# Recorded information start
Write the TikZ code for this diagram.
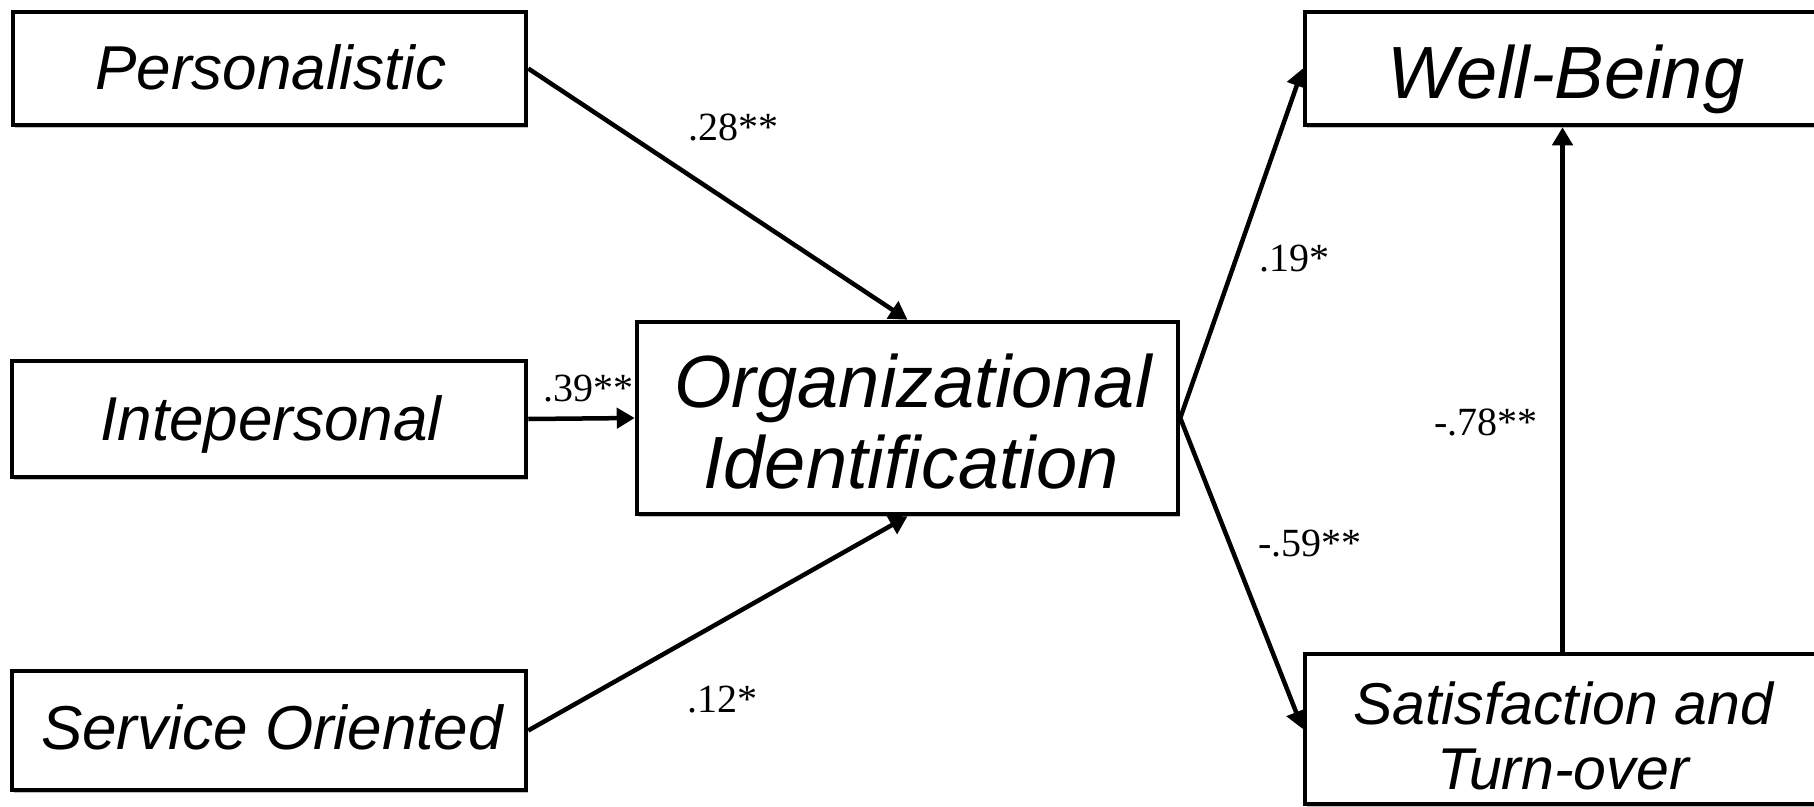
\documentclass[tikz,border=0pt]{standalone}
\usepackage{fontspec}
\newfontfamily\arialf{Liberation Sans}
\newfontfamily\labf{Liberation Serif}
\usetikzlibrary{arrows.meta,shadows}
\begin{document}
\begin{tikzpicture}[x=1pt,y=-1pt,
  box/.style={draw=black, line width=4.5pt, fill=white, rectangle, inner sep=0pt,
    drop shadow={shadow xshift=2pt, shadow yshift=-3pt, opacity=0.25, fill=black}},
  btxt/.style={anchor=base, inner sep=0pt, font=\arialf\itshape\fontsize{62pt}{74pt}\selectfont},
  bigtxt/.style={anchor=base, inner sep=0pt, font=\arialf\itshape\fontsize{74pt}{88pt}\selectfont},
  sattxt/.style={anchor=base, inner sep=0pt, font=\arialf\itshape\fontsize{59pt}{70pt}\selectfont},
  arr/.style={line width=4.5pt, -{Triangle[length=18pt,width=20pt]}},
  lab/.style={inner sep=0pt, font=\labf\fontsize{40pt}{44pt}\selectfont}]
\useasboundingbox (0,0) rectangle (1814,806);
\clip (0,0) rectangle (1814,806);
\fill[white] (0,0) rectangle (1814,806);
% boxes
\node[box, minimum width=513pt, minimum height=113pt] (pers) at (269.5,68.5) {};
\node[box, minimum width=514pt, minimum height=116pt] (inter) at (269,419) {};
\node[box, minimum width=514pt, minimum height=119pt] (serv) at (269,730.5) {};
\node[box, minimum width=541pt, minimum height=192pt] (org) at (907.5,418) {};
\node[box, minimum width=515pt, minimum height=113pt] (wb) at (1562.5,68.5) {};
\node[box, minimum width=515pt, minimum height=150pt] (sat) at (1562.5,729) {};
% texts
\node[btxt] (perst) at (271,89) {Personalistic};
\node[btxt] (intert) at (271,440) {Intepersonal};
\node[btxt] (servt) at (272,749) {Service Oriented};
\node[bigtxt] (orgt1) at (913,407) {Organizational};
\node[bigtxt] (orgt2) at (911,488) {Identification};
\node[bigtxt] (wbt) at (1566,98) {Well-Being};
\node[sattxt] (satt1) at (1563,724) {Satisfaction and};
\node[sattxt] (satt2) at (1563,789) {Turn-over};
% connectors
\draw[arr] (pers.east) -- (org.north);
\draw[arr] (inter.east) -- (org.west);
\draw[arr] (serv.east) -- (org.south);
\draw[arr] (org.east) -- (wb.west);
\draw[arr] (org.east) -- (sat.west);
\draw[arr] (sat.north) -- (wb.south);
% labels
\node[lab] (l1) at (733,127) {.28**};
\node[lab] (l2) at (588,389) {.39**};
\node[lab] (l3) at (722,700) {.12*};
\node[lab] (l4) at (1294,259) {.19*};
\node[lab] (l5) at (1310,544) {-.59**};
\node[lab] (l6) at (1486,422) {-.78**};
\end{tikzpicture}
\end{document}
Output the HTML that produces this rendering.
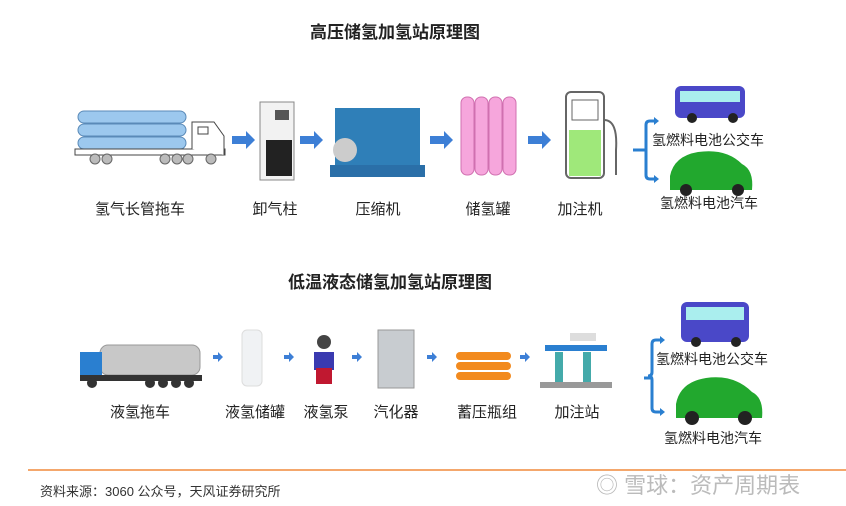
<!DOCTYPE html><html><head><meta charset="utf-8"><style>
body{margin:0;width:846px;height:506px;background:#fff;position:relative;overflow:hidden;font-family:"Liberation Sans","Noto Sans CJK SC",sans-serif}
.a{position:absolute}
.t{position:absolute;font-size:15px;color:#222;white-space:nowrap;transform:translateX(-50%)}
.h{position:absolute;font-size:17px;font-weight:bold;color:#222;transform:translateX(-50%);white-space:nowrap}
</style></head><body>
<div class="h" style="left:395px;top:18px">高压储氢加氢站原理图</div>
<div class="h" style="left:390px;top:268px">低温液态储氢加氢站原理图</div>
<svg class="a" style="left:0;top:0" width="846" height="506">
<!-- truck 1 -->
<g fill="#9cc8ee" stroke="#5a8ab8"><rect x="78" y="111" width="108" height="12" rx="6"/><rect x="78" y="124" width="108" height="12" rx="6"/><rect x="78" y="137" width="108" height="12" rx="6"/></g>
<rect x="75" y="149" width="150" height="6" fill="#fff" stroke="#444"/>
<path d="M192 149V122h22l10 14v19" fill="#fff" stroke="#444"/><rect x="198" y="127" width="10" height="7" fill="none" stroke="#444"/>
<g fill="#bbb" stroke="#666"><circle cx="95" cy="159" r="5"/><circle cx="107" cy="159" r="5"/><circle cx="165" cy="159" r="5"/><circle cx="177" cy="159" r="5"/><circle cx="188" cy="159" r="5"/><circle cx="211" cy="159" r="5"/></g>
<g fill="#3d7fd6"><path d="M232 136h14v-5l9 9-9 9v-5h-14z"/><path d="M300 136h14v-5l9 9-9 9v-5h-14z"/><path d="M430 136h14v-5l9 9-9 9v-5h-14z"/><path d="M528 136h14v-5l9 9-9 9v-5h-14z"/></g>
<rect x="260" y="102" width="34" height="78" fill="#f2f2f2" stroke="#888"/><rect x="275" y="110" width="14" height="10" fill="#555"/><rect x="266" y="140" width="26" height="36" fill="#222"/>
<rect x="335" y="108" width="85" height="60" fill="#2f7fb8"/><rect x="330" y="165" width="95" height="12" fill="#2a6fa8"/><circle cx="345" cy="150" r="12" fill="#ccc"/>
<g fill="#f6a6dc" stroke="#d070b0"><rect x="461" y="97" width="13" height="78" rx="6"/><rect x="475" y="97" width="13" height="78" rx="6"/><rect x="489" y="97" width="13" height="78" rx="6"/><rect x="503" y="97" width="13" height="78" rx="6"/></g>
<rect x="566" y="92" width="38" height="86" rx="5" fill="#fff" stroke="#666" stroke-width="2"/><rect x="569" y="130" width="32" height="46" fill="#9fe87a"/><rect x="572" y="100" width="26" height="20" fill="#fff" stroke="#666"/>
<path d="M604 120q14 0 12 30v25" fill="none" stroke="#666" stroke-width="2"/>
<!-- bracket 1 -->
<path d="M656 121h-6q-4 0-4 4v50q0 4 4 4h6M633 150h13" fill="none" stroke="#2a7fd0" stroke-width="3"/>
<path d="M654 117l5 4-5 4zM654 175l5 4-5 4z" fill="#2a7fd0"/>
<rect x="675" y="86" width="70" height="32" rx="6" fill="#4a48c8"/><rect x="680" y="91" width="60" height="11" fill="#aee"/><circle cx="692" cy="118" r="5" fill="#222"/><circle cx="733" cy="118" r="5" fill="#222"/>
<path d="M670 190v-14q4-20 28-24q28-4 44 12q12 6 10 26z" fill="#22a82e"/><circle cx="686" cy="190" r="6" fill="#222"/><circle cx="738" cy="190" r="6" fill="#222"/>
<!-- row2 -->
<rect x="100" y="345" width="100" height="30" rx="8" fill="#c8c8c8" stroke="#999"/><rect x="80" y="352" width="22" height="26" fill="#2a7fd0"/><rect x="80" y="375" width="122" height="6" fill="#333"/>
<g fill="#333"><circle cx="92" cy="383" r="5"/><circle cx="150" cy="383" r="5"/><circle cx="163" cy="383" r="5"/><circle cx="176" cy="383" r="5"/><circle cx="189" cy="383" r="5"/></g>
<g fill="#3d7fd6"><path d="M213 355h5v-3l5 5-5 5v-3h-5z"/><path d="M284 355h5v-3l5 5-5 5v-3h-5z"/><path d="M352 355h5v-3l5 5-5 5v-3h-5z"/><path d="M427 355h5v-3l5 5-5 5v-3h-5z"/><path d="M520 355h5v-3l5 5-5 5v-3h-5z"/></g>
<rect x="242" y="330" width="20" height="56" rx="5" fill="#f0f2f4" stroke="#ddd"/>
<circle cx="324" cy="342" r="7" fill="#444"/><rect x="314" y="352" width="20" height="18" fill="#3a3ab0"/><rect x="316" y="368" width="16" height="16" fill="#c01830"/>
<rect x="378" y="330" width="36" height="58" fill="#c8ccd0" stroke="#999"/>
<g fill="#f28a1e"><rect x="456" y="352" width="55" height="8" rx="4"/><rect x="456" y="362" width="55" height="8" rx="4"/><rect x="456" y="372" width="55" height="8" rx="4"/></g>
<rect x="545" y="345" width="62" height="6" fill="#2a7fd0"/><rect x="570" y="333" width="26" height="8" fill="#ddd"/><rect x="555" y="352" width="8" height="30" fill="#4aa"/><rect x="583" y="352" width="8" height="30" fill="#4aa"/><rect x="540" y="382" width="72" height="6" fill="#999"/>
<!-- bracket 2 -->
<path d="M662 340h-6q-4 0-4 4v28q0 4-4 4q4 0 4 4v28q0 4 4 4h6M644 378h8" fill="none" stroke="#2a7fd0" stroke-width="3"/>
<path d="M660 336l5 4-5 4zM660 408l5 4-5 4z" fill="#2a7fd0"/>
<rect x="681" y="302" width="68" height="40" rx="6" fill="#4a48c8"/><rect x="686" y="307" width="58" height="13" fill="#aee"/><circle cx="696" cy="342" r="5" fill="#222"/><circle cx="736" cy="342" r="5" fill="#222"/>
<path d="M676 418v-14q4-22 30-26q28-4 46 14q12 6 10 26z" fill="#22a82e"/><circle cx="692" cy="418" r="7" fill="#222"/><circle cx="745" cy="418" r="7" fill="#222"/>
<line x1="28" y1="470" x2="846" y2="470" stroke="#f08a3c" stroke-width="1.5"/>
</svg>
<div class="t" style="left:140px;top:198px">氢气长管拖车</div>
<div class="t" style="left:275px;top:198px">卸气柱</div>
<div class="t" style="left:378px;top:198px">压缩机</div>
<div class="t" style="left:488px;top:198px">储氢罐</div>
<div class="t" style="left:580px;top:198px">加注机</div>
<div class="a" style="left:652px;top:130px;font-size:14px;color:#222">氢燃料电池公交车</div>
<div class="a" style="left:660px;top:193px;font-size:14px;color:#222">氢燃料电池汽车</div>
<div class="t" style="left:140px;top:401px">液氢拖车</div>
<div class="t" style="left:255px;top:401px">液氢储罐</div>
<div class="t" style="left:326px;top:401px">液氢泵</div>
<div class="t" style="left:396px;top:401px">汽化器</div>
<div class="t" style="left:487px;top:401px">蓄压瓶组</div>
<div class="t" style="left:577px;top:401px">加注站</div>
<div class="a" style="left:656px;top:349px;font-size:14px;color:#222">氢燃料电池公交车</div>
<div class="a" style="left:664px;top:428px;font-size:14px;color:#222">氢燃料电池汽车</div>
<div class="a" style="left:40px;top:481px;font-size:13px;color:#333">资料来源：3060 公众号，天风证券研究所</div>
<div class="a" style="left:596px;top:468px;font-size:22px;color:#bbb">◎ 雪球：资产周期表</div>
</body></html>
# Recorded information end
__The task__:
Where a line in the entries holds "this", copy that line.

__The response__:
Write the TikZ code for this diagram.
Output the HTML that produces this rendering.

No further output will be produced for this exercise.